Wraps the Python cat_stack.extract() function. Discovers and returns a normalised, deduplicated set of categories found in the input data.

Usage

extract(
  input_data,
  api_key,
  input_type = "text",
  description = "",
  max_categories = 12L,
  categories_per_chunk = 10L,
  divisions = 12L,
  user_model = "gpt-4o",
  creativity = NULL,
  specificity = "broad",
  research_question = NULL,
  mode = "text",
  filename = NULL,
  model_source = "auto",
  iterations = 8L,
  random_state = NULL,
  focus = NULL,
  chunk_delay = 0,
  auto_start_ollama = TRUE
)

Arguments

input_data: A character vector, list, or data.frame column. For images/PDFs, a directory path or character vector of file paths.
api_key: Character. API key for the model provider.
input_type: Character. Type of input: "text" (default), "image", or "pdf".
description: Character. The survey question or data description. Default "".
max_categories: Integer. Maximum number of final categories to return.
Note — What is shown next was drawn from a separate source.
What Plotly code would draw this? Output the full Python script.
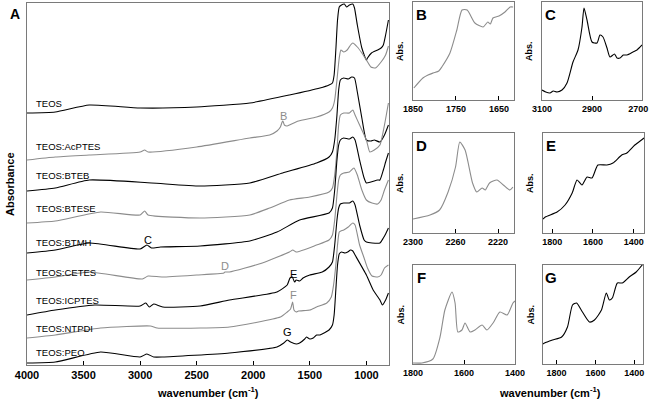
import plotly.graph_objects as go

# ---------------- main panel data (arbitrary absorbance, offset stacked) ----------------
teos_wn = [4000, 3750, 3450, 3000, 2500, 2030, 1680, 1410, 1330, 1300, 1285, 1270, 1255, 1240, 1220, 1195, 1175, 1150, 1120, 1105, 1080, 1040, 1000, 990, 955, 900, 870, 850, 830, 805]
teos_ab = [2.52, 2.53, 2.60, 2.57, 2.58, 2.62, 2.70, 2.77, 2.80, 2.82, 2.90, 3.15, 3.45, 3.58, 3.60, 3.61, 3.58, 3.60, 3.61, 3.57, 3.40, 3.17, 3.05, 3.07, 3.12, 3.15, 3.17, 3.20, 3.30, 3.45]

acptes_wn = [4000, 3750, 3450, 3000, 2960, 2930, 2500, 2030, 1855, 1790, 1760, 1745, 1738, 1725, 1700, 1680, 1600, 1440, 1330, 1300, 1280, 1260, 1240, 1225, 1200, 1170, 1140, 1120, 1080, 1040, 1000, 960, 920, 870, 830, 805]
acptes_ab = [2.05, 2.08, 2.10, 2.13, 2.15, 2.13, 2.18, 2.27, 2.30, 2.34, 2.38, 2.43, 2.44, 2.40, 2.39, 2.40, 2.44, 2.48, 2.53, 2.57, 2.65, 2.85, 3.07, 3.15, 3.13, 3.15, 3.20, 3.22, 3.18, 3.12, 3.05, 2.98, 2.97, 3.03, 3.10, 3.19]

bteb_wn = [4000, 3750, 3450, 2900, 2470, 2030, 1740, 1440, 1330, 1300, 1280, 1260, 1245, 1230, 1200, 1160, 1130, 1105, 1080, 1040, 1000, 960, 930, 880, 840, 805]
bteb_ab = [1.74, 1.77, 1.85, 1.82, 1.79, 1.82, 1.92, 2.02, 2.08, 2.13, 2.25, 2.50, 2.75, 2.85, 2.87, 2.86, 2.88, 2.87, 2.73, 2.47, 2.25, 2.24, 2.25, 2.23, 2.30, 2.40]

btese_wn = [4000, 3750, 3350, 3000, 2960, 2930, 2470, 2030, 1855, 1680, 1500, 1330, 1300, 1280, 1260, 1245, 1230, 1200, 1150, 1120, 1100, 1060, 1000, 970, 930, 880, 840, 805]
btese_ab = [1.42, 1.44, 1.53, 1.50, 1.54, 1.50, 1.47, 1.50, 1.57, 1.65, 1.68, 1.73, 1.77, 1.90, 2.15, 2.40, 2.50, 2.52, 2.52, 2.55, 2.50, 2.40, 2.25, 2.13, 2.15, 2.20, 2.40, 2.62]

btmh_wn = [4000, 3750, 3450, 3000, 2940, 2900, 2820, 2470, 2030, 1790, 1590, 1330, 1300, 1280, 1260, 1245, 1230, 1200, 1150, 1120, 1100, 1060, 1020, 1000, 960, 900, 880, 850, 830, 805]
btmh_ab = [1.12, 1.15, 1.22, 1.16, 1.20, 1.17, 1.18, 1.19, 1.24, 1.33, 1.45, 1.52, 1.57, 1.75, 2.05, 2.20, 2.25, 2.27, 2.26, 2.28, 2.25, 2.05, 1.87, 1.82, 1.83, 1.85, 1.85, 1.95, 2.03, 2.12]

cetes_wn = [4000, 3750, 3450, 2980, 2930, 2800, 2500, 2260, 2250, 2210, 1920, 1680, 1650, 1620, 1440, 1330, 1300, 1280, 1260, 1245, 1230, 1200, 1150, 1110, 1080, 1040, 1000, 950, 900, 870, 840, 805]
cetes_ab = [0.85, 0.88, 0.93, 0.86, 0.89, 0.88, 0.90, 0.92, 0.93, 0.93, 1.02, 1.13, 1.15, 1.13, 1.20, 1.25, 1.30, 1.45, 1.70, 1.85, 1.90, 1.92, 1.93, 1.97, 1.90, 1.75, 1.65, 1.62, 1.61, 1.65, 1.75, 1.85]

icptes_wn = [4000, 3750, 3400, 3000, 2950, 2920, 2880, 2800, 2470, 2210, 1790, 1700, 1675, 1655, 1635, 1620, 1590, 1560, 1500, 1390, 1330, 1300, 1280, 1260, 1245, 1230, 1200, 1150, 1120, 1100, 1060, 1020, 1000, 950, 880, 850, 830, 805]
icptes_ab = [0.50, 0.55, 0.60, 0.59, 0.62, 0.58, 0.61, 0.58, 0.59, 0.65, 0.73, 0.80, 0.87, 0.88, 0.83, 0.85, 0.84, 0.87, 0.90, 0.93, 0.98, 1.03, 1.20, 1.45, 1.57, 1.61, 1.62, 1.62, 1.64, 1.60, 1.40, 1.25, 1.23, 1.22, 1.22, 1.27, 1.31, 1.37]

ntpdi_wn = [4000, 3750, 3350, 2910, 2850, 2470, 2210, 1760, 1700, 1670, 1652, 1640, 1620, 1600, 1500, 1440, 1350, 1310, 1290, 1270, 1255, 1240, 1225, 1200, 1160, 1120, 1100, 1060, 1020, 990, 950, 900, 870, 840, 805]
ntpdi_ab = [0.27, 0.30, 0.37, 0.39, 0.37, 0.37, 0.38, 0.48, 0.53, 0.56, 0.63, 0.55, 0.53, 0.54, 0.55, 0.58, 0.62, 0.68, 0.80, 1.00, 1.20, 1.33, 1.34, 1.35, 1.38, 1.42, 1.40, 1.20, 1.07, 0.97, 0.89, 0.88, 0.90, 0.97, 1.00]

peo_wn = [4000, 3750, 3350, 3000, 2940, 2880, 2800, 2210, 1790, 1730, 1700, 1670, 1620, 1590, 1545, 1530, 1500, 1470, 1440, 1410, 1330, 1300, 1285, 1270, 1255, 1240, 1220, 1190, 1165, 1140, 1120, 1100, 1000, 940, 880, 858, 830, 805]
peo_ab = [0.02, 0.03, 0.13, 0.08, 0.11, 0.08, 0.08, 0.12, 0.18, 0.22, 0.25, 0.23, 0.21, 0.22, 0.26, 0.28, 0.26, 0.27, 0.30, 0.30, 0.35, 0.40, 0.50, 0.75, 1.00, 1.11, 1.13, 1.12, 1.13, 1.15, 1.14, 1.10, 0.90, 0.75, 0.65, 0.60, 0.65, 0.72]

sample_names = ["TEOS", "TEOS:AcPTES", "TEOS:BTEB", "TEOS:BTESE", "TEOS:BTMH",
                "TEOS:CETES", "TEOS:ICPTES", "TEOS:NTPDI", "TEOS:PEO"]

# ---------------- inset data ----------------
b_wn = [1848, 1827, 1815, 1803, 1790, 1783, 1764, 1748, 1736, 1724, 1706, 1687, 1676, 1670, 1664, 1650, 1636, 1624, 1617]
b_ab = [12, 22, 25, 27, 29, 33, 47, 70, 90, 90, 77, 73, 78, 76, 82, 84, 88, 93, 93]

c_wn = [3100, 3085, 3068, 3055, 3040, 3020, 3000, 2976, 2956, 2940, 2932, 2920, 2900, 2880, 2868, 2856, 2840, 2828, 2810, 2800, 2788, 2775, 2760, 2736, 2720, 2700]
c_ab = [10, 8, 7, 9, 8, 10, 17, 38, 50, 73, 92, 80, 58, 57, 65, 63, 52, 43, 46, 42, 42, 45, 45, 48, 50, 55]

d_wn = [2300, 2284, 2275, 2267, 2260, 2256, 2251, 2244, 2240, 2235, 2232, 2228, 2221, 2215, 2209, 2206]
d_ab = [14, 18, 23, 41, 66, 91, 83, 50, 41, 45, 43, 50, 53, 48, 43, 46]

e_wn = [1845, 1834, 1776, 1737, 1702, 1678, 1654, 1629, 1605, 1576, 1532, 1502, 1459, 1434, 1395, 1356, 1350]
e_ab = [14, 16, 21, 28, 40, 53, 48, 56, 55, 68, 68, 70, 78, 80, 88, 94, 95]

f_wn = [1800, 1765, 1722, 1694, 1675, 1647, 1635, 1624, 1608, 1596, 1576, 1557, 1529, 1510, 1486, 1459, 1431, 1408, 1400]
f_ab = [1, 1, 5, 27, 54, 72, 61, 32, 34, 41, 32, 34, 39, 34, 41, 52, 49, 61, 63]

g_wn = [1870, 1862, 1821, 1774, 1744, 1718, 1697, 1667, 1631, 1605, 1569, 1544, 1528, 1513, 1487, 1462, 1426, 1390, 1359, 1355]
g_ab = [20, 21, 24, 27, 37, 59, 61, 52, 42, 44, 54, 71, 64, 66, 81, 81, 87, 92, 99, 100]

main_ticks = [4000, 3500, 3000, 2500, 2000, 1500, 1000]

# ---------------- figure geometry ----------------
W, H = 651, 400
FONT = "Liberation Sans, Arial, Helvetica, sans-serif"
BLACK = "#000000"
GRAY = "#8c8c8c"
FRAME = "#7a7a7a"


def fx(p):
    return p / W


def fy(p):
    return 1 - p / H


fig = go.Figure()

series = [
    (teos_wn, teos_ab, BLACK), (acptes_wn, acptes_ab, GRAY), (bteb_wn, bteb_ab, BLACK),
    (btese_wn, btese_ab, GRAY), (btmh_wn, btmh_ab, BLACK), (cetes_wn, cetes_ab, GRAY),
    (icptes_wn, icptes_ab, BLACK), (ntpdi_wn, ntpdi_ab, GRAY), (peo_wn, peo_ab, BLACK),
]
for (wn, ab, col), name in zip(series, sample_names):
    fig.add_trace(go.Scatter(x=wn, y=ab, mode="lines", name=name,
                             line=dict(color=col, width=1.1, shape="spline", smoothing=0.5),
                             xaxis="x", yaxis="y"))

insets = [
    ("x2", "y2", b_wn, b_ab, GRAY),
    ("x3", "y3", c_wn, c_ab, BLACK),
    ("x4", "y4", d_wn, d_ab, GRAY),
    ("x5", "y5", e_wn, e_ab, BLACK),
    ("x6", "y6", f_wn, f_ab, GRAY),
    ("x7", "y7", g_wn, g_ab, BLACK),
]
for xa, ya, wn, ab, col in insets:
    fig.add_trace(go.Scatter(x=wn, y=ab, mode="lines",
                             line=dict(color=col, width=1.1, shape="spline", smoothing=0.6),
                             xaxis=xa, yaxis=ya, showlegend=False))

tickfont_main = dict(family=FONT, size=11, color="black", weight="bold")
tickfont_ins = dict(family=FONT, size=9, color="black", weight="bold")


def xax(domain, rng, tickvals, font, ticktext=None):
    d = dict(domain=domain, range=rng, tickvals=tickvals, ticks="inside", ticklen=4,
             tickcolor="black", showline=True, mirror=True, linecolor=FRAME, linewidth=1,
             showgrid=False, zeroline=False, tickfont=font, automargin=False,
             ticklabeloverflow="allow")
    if ticktext is not None:
        d["ticktext"] = ticktext
    return d


def yax(domain, rng, anchor):
    return dict(domain=domain, range=rng, showticklabels=False, ticks="", showline=True,
                mirror=True, linecolor=FRAME, linewidth=1, showgrid=False, zeroline=False,
                anchor=anchor, automargin=False)


layout = dict(
    width=W, height=H, margin=dict(l=0, r=0, t=0, b=0, autoexpand=False),
    paper_bgcolor="white", plot_bgcolor="white", showlegend=False,
    font=dict(family=FONT, color="black"),
)
layout["xaxis"] = xax([fx(27), fx(389)], [4000, 800], main_ticks, tickfont_main)
layout["yaxis"] = yax([fy(365), fy(3)], [0, 3.62], "x")
layout["xaxis"]["anchor"] = "y"

# inset boxes: (x0, x1, ytop, ybottom, range, ticks, yrange)
boxes = [
    (413, 514, 2, 100, [1850, 1615], [1850, 1750, 1650], 98),
    (542, 642, 2, 100, [3100, 2700], [3100, 2900, 2700], 98),
    (413, 514, 133, 233, [2300, 2205], [2300, 2260, 2220], 100),
    (543, 644, 133, 233, [1845, 1350], [1800, 1600, 1400], 100),
    (413, 515, 265, 364, [1800, 1400], [1800, 1600, 1400], 99),
    (543, 643, 265, 364, [1870, 1355], [1800, 1600, 1400], 99),
]
for i, (x0, x1, yt, yb, rng, tv, yr) in enumerate(boxes):
    n = i + 2
    tt = [str(v) for v in tv]
    if n == 3:
        tt[-1] = "2700&nbsp;&nbsp;&nbsp;"
    xa = xax([fx(x0), fx(x1)], rng, tv, tickfont_ins, ticktext=tt)
    xa["anchor"] = f"y{n}"
    layout[f"xaxis{n}"] = xa
    layout[f"yaxis{n}"] = yax([fy(yb), fy(yt)], [0, yr], f"x{n}")

fig.update_layout(**layout)

ann = []


def text(x, y, s, size, color="black", bold=False, xanchor="center", angle=0):
    ann.append(dict(x=fx(x), y=fy(y), xref="paper", yref="paper", text=s, showarrow=False,
                    xanchor=xanchor, yanchor="middle", textangle=angle,
                    font=dict(family=FONT, size=size, color=color,
                              weight="bold" if bold else "normal")))


# sample labels
label_y = [103, 147, 175, 208, 242, 272, 300, 328, 352]
for name, yy in zip(sample_names, label_y):
    text(34, yy, name, 9.5, xanchor="left")

# feature letters
text(283, 116, "B", 11, GRAY)
text(148, 240, "C", 11, BLACK)
text(225, 266, "D", 11, GRAY)
text(293, 274, "E", 11, BLACK)
text(293, 295, "F", 11, GRAY)
text(287, 332, "G", 11, BLACK)

# panel letters
text(15, 14, "A", 14, bold=True)
for (x0, x1, yt, yb, *_), letter in zip(boxes, "BCDEFG"):
    text(x0 + 8, yt + 12, letter, 15, bold=True)
    text(x0 - 13, (yt + yb) / 2, "Abs.", 9, bold=True, angle=-90)

# axis titles
text(10, 184, "Absorbance", 11, bold=True, angle=-90)
text(208, 392, "wavenumber (cm<sup>-1</sup>)", 11, bold=True)
text(550, 392, "wavenumber (cm<sup>-1</sup>)", 11, bold=True)

fig.update_layout(annotations=ann)
fig.write_html("out.html", config={"displayModeBar": False},
               post_script="document.body.style.margin='0px';")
Default 12L.
categories_per_chunk: Integer. Categories to extract per data chunk. Default 10L.
divisions: Integer. Number of chunks to divide the data into. Default 12L.
user_model: Character. Model name. Default "gpt-4o".
creativity: Numeric or NULL. Temperature setting. NULL uses the provider default. Default NULL.
specificity: Character. Category granularity: "broad" (default) or "specific".
research_question: Character or NULL. Optional research context.
mode: Character. Processing mode. For PDFs: "text" (default), "image", or "both". For images: "image" (default) or "both".
filename: Character or NULL. Optional CSV filename to save results.
model_source: Character. Provider hint: "auto", "openai", "anthropic", "google", etc. Default "auto".
iterations: Integer. Number of passes over the data. Default 8L.
random_state: Integer or NULL. Random seed for reproducibility.
focus: Character or NULL. Optional focus for extraction (e.g., "decisions to move").
chunk_delay: Numeric. Seconds between API calls (rate limiting). Default 0.0.
auto_start_ollama: Logical. If TRUE (default), automatically call ensure_ollama_running() when model_source = "ollama". Set FALSE to skip the check (e.g. on CI).

Value

A named list with:

counts_df: A data.frame of discovered categories with counts.
top_categories: A character vector of the top category names.
raw_top_text: The raw model output from the final merge step.

Examples

if (FALSE) { # \dontrun{
result <- extract(
  input_data  = df$responses,
  description = "Why did you move to this city?",
  api_key     = Sys.getenv("OPENAI_API_KEY")
)
print(result$top_categories)
print(result$counts_df)
} # }